Not burdened with artful abstraction, and gleefully free of abstruse guitarism, the music found on “False Memories” marks out that hard to set boundary defined by understatement and symmetric musical structures.
The Glacier Effect is more than capable of developing the most convincing and affecting contrasts of tension and release applied with purpose and melody while staunchly avoiding the outright ostentation of more commonplace showmanship.
This is fine guitar dominated instrumental work that encourages active listening as well as offering rewards to those who appreciate consistently subtle timbral atmospherics. The musical turns The Glacier Effect make on this album also carry many emotional moments, which, if you ask me, is the most important component in any instrumental genre.

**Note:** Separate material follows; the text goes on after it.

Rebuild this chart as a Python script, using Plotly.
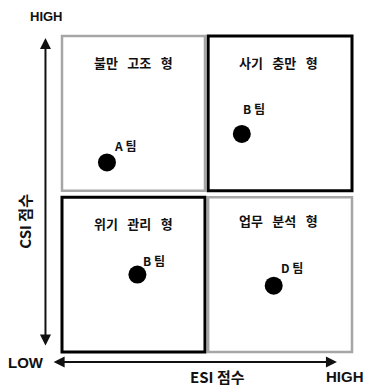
import plotly.graph_objects as go

# ---- data ----
teams = ["A 팀", "B 팀", "B 팀", "D 팀"]
esi_score = [15.5, 62, 26, 73]
csi_score = [60, 69, 24.5, 21]
quadrant_names = ["불만 고조 형", "사기 충만 형", "위기 관리 형", "업무 분석 형"]
quadrant_x = [24.65, 74.5, 24.65, 74.5]
quadrant_y = [91.5, 91.5, 40.8, 41.5]
x_axis_title = "ESI 점수"
y_axis_title = "CSI 점수"
low_label = "LOW"
high_label = "HIGH"

# ---- style ----
label_shift = [(18, 17), (12, 25), (17, 14), (18, 18)]
KFONT = "Noto Sans CJK KR"
LFONT = "Liberation Sans, Arial"

fig = go.Figure()
fig.add_trace(go.Scatter(
    x=esi_score, y=csi_score, mode="markers",
    marker=dict(size=18, color="black"), hoverinfo="skip", showlegend=False))

# quadrant boxes: (x0, x1, y0, y1, emphasised)
boxes = [(0, 49.3, 51, 100, False), (50.4, 100, 51, 100, True),
         (0, 49.3, 0, 49, True), (50.4, 100, 0, 49, False)]
for x0, x1, y0, y1, strong in boxes:
    fig.add_shape(type="rect", x0=x0, x1=x1, y0=y0, y1=y1,
                  line=dict(color="black" if strong else "#a6a6a6",
                            width=3 if strong else 2.5),
                  fillcolor="rgba(0,0,0,0)")

SP = "\u2002 "
for name, qx, qy in zip(quadrant_names, quadrant_x, quadrant_y):
    fig.add_annotation(x=qx, y=qy, text="<b>" + name.replace(" ", SP) + "</b>",
                       showarrow=False, font=dict(family=KFONT, size=13, color="#111"))

for t, x, y, (dx, dy) in zip(teams, esi_score, csi_score, label_shift):
    fig.add_annotation(x=x, y=y, text="<b>" + t + "</b>", showarrow=False,
                       xshift=dx, yshift=dy,
                       font=dict(family=KFONT, size=12, color="#111"))

# axis arrows
fig.add_annotation(x=-5.7, y=99.4, ax=-5.7, ay=1.6, axref="x", ayref="y",
                   xref="x", yref="y", text="", showarrow=True, arrowhead=2,
                   arrowside="end+start", arrowwidth=2, arrowsize=1.1, arrowcolor="#111",
                   standoff=0, startstandoff=0)
fig.add_annotation(x=94.8, y=-3.2, ax=-3.4, ay=-3.2, axref="x", ayref="y",
                   xref="x", yref="y", text="", showarrow=True, arrowhead=2,
                   arrowside="end+start", arrowwidth=2, arrowsize=1.1, arrowcolor="#111",
                   standoff=0, startstandoff=0)

# axis texts
fig.add_annotation(x=-5.2, y=106.3, text="<b>" + high_label + "</b>", showarrow=False,
                   font=dict(family=LFONT, size=13, color="#111"))
fig.add_annotation(x=-12.4, y=-3.2, text="<b>" + low_label + "</b>", showarrow=False,
                   font=dict(family=LFONT, size=15, color="#111"))
fig.add_annotation(x=97.6, y=-7.6, text="<b>" + high_label + "</b>", showarrow=False,
                   font=dict(family=LFONT, size=15, color="#111"))
fig.add_annotation(x=53.5, y=-7.6, text="<b>" + x_axis_title + "</b>", showarrow=False,
                   font=dict(family=KFONT, size=15, color="#111"))
fig.add_annotation(x=-12.8, y=41.5, text="<b>" + y_axis_title + "</b>", showarrow=False,
                   textangle=-90, font=dict(family=KFONT, size=15, color="#111"))

fig.update_layout(
    width=367, height=388, margin=dict(l=0, r=0, t=0, b=0),
    paper_bgcolor="white", plot_bgcolor="white",
    xaxis=dict(range=[-21.38, 105.17], visible=False, fixedrange=True),
    yaxis=dict(range=[-11.39, 111.39], visible=False, fixedrange=True),
)
fig.write_html("out.html", config={"displayModeBar": False},
               post_script="document.body.style.margin='0';document.body.style.overflow='hidden';")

From the moment “Fireworks In September” kicks off the album you are firmly taken on a journey of sound and emotion. The interesting combination of heavy guitars and rumbling bass in the background create a restless atmosphere that will swallow you.
The second song, “Sleep. Dream.” is reserved for a somewhat more expansive and jangling guitar sound. But The Glacier Effect has an inexhaustible source of ideas and energy, showing on the crunchy, overdriven “Street Drugs” that Jason can challenge himself and push the boundaries. His songs can be dark and heavy or extremely ethereal and ambient.
“Your Mind’s Got A Face”, switches the sonic code to brighter, more shimmering, ambient guitar sounds, while the slower “Dreamscape” forges the aforementioned etherealness. These tonal shifts not only allows The Glacier Effect to cover a large sonic landscape, but also to weave a plethora of emotions into the music.
Jason McCann always has a good understanding of this aspect and ensure that his music has not only the rich dynamics that his style allows, but also the emotional response it calls for. Nowhere are these two aspects more apparent together, than on “Runway” and “Downpour”, for me, probably the best tracks in the collection.
The incredibly soothing way the lush and melodic ambiance soars on the title track “False Memories”, truly sounds beautiful and adds an extra amount of depth to the album. The bass-driven soundscape provides the towering terrain while the guitar work genuinely says more than words ever could. “The 14 Line” picks up the pace and tone.
The atmosphere rises along with the swelling guitar and drums, leading up to a thoroughly exceptional composition. The album starts beautifully and ends that way too with a far reaching atmosphere of spacey vibes on “The Launch”. The song is crammed with tension and melodrama. Twisting the volume knob up reveals the massive wall of sound that is capable of melting your eardrums at high levels.
“False Memories” main strength is its incredible consistency in two crucial areas. Firstly, in its high level of quality; there’s no fat anywhere on this album, no lulls, and no long-stretches where you’re tempted to reach for the skip button.
The album’s second weapon is its raw emotive power. Despite the wordless songs, or in fact because of it, this music cuts straight past the intellectual centers and goes straight to the sensory receptors, and it’s there that The Glacier Effect hits the hardest.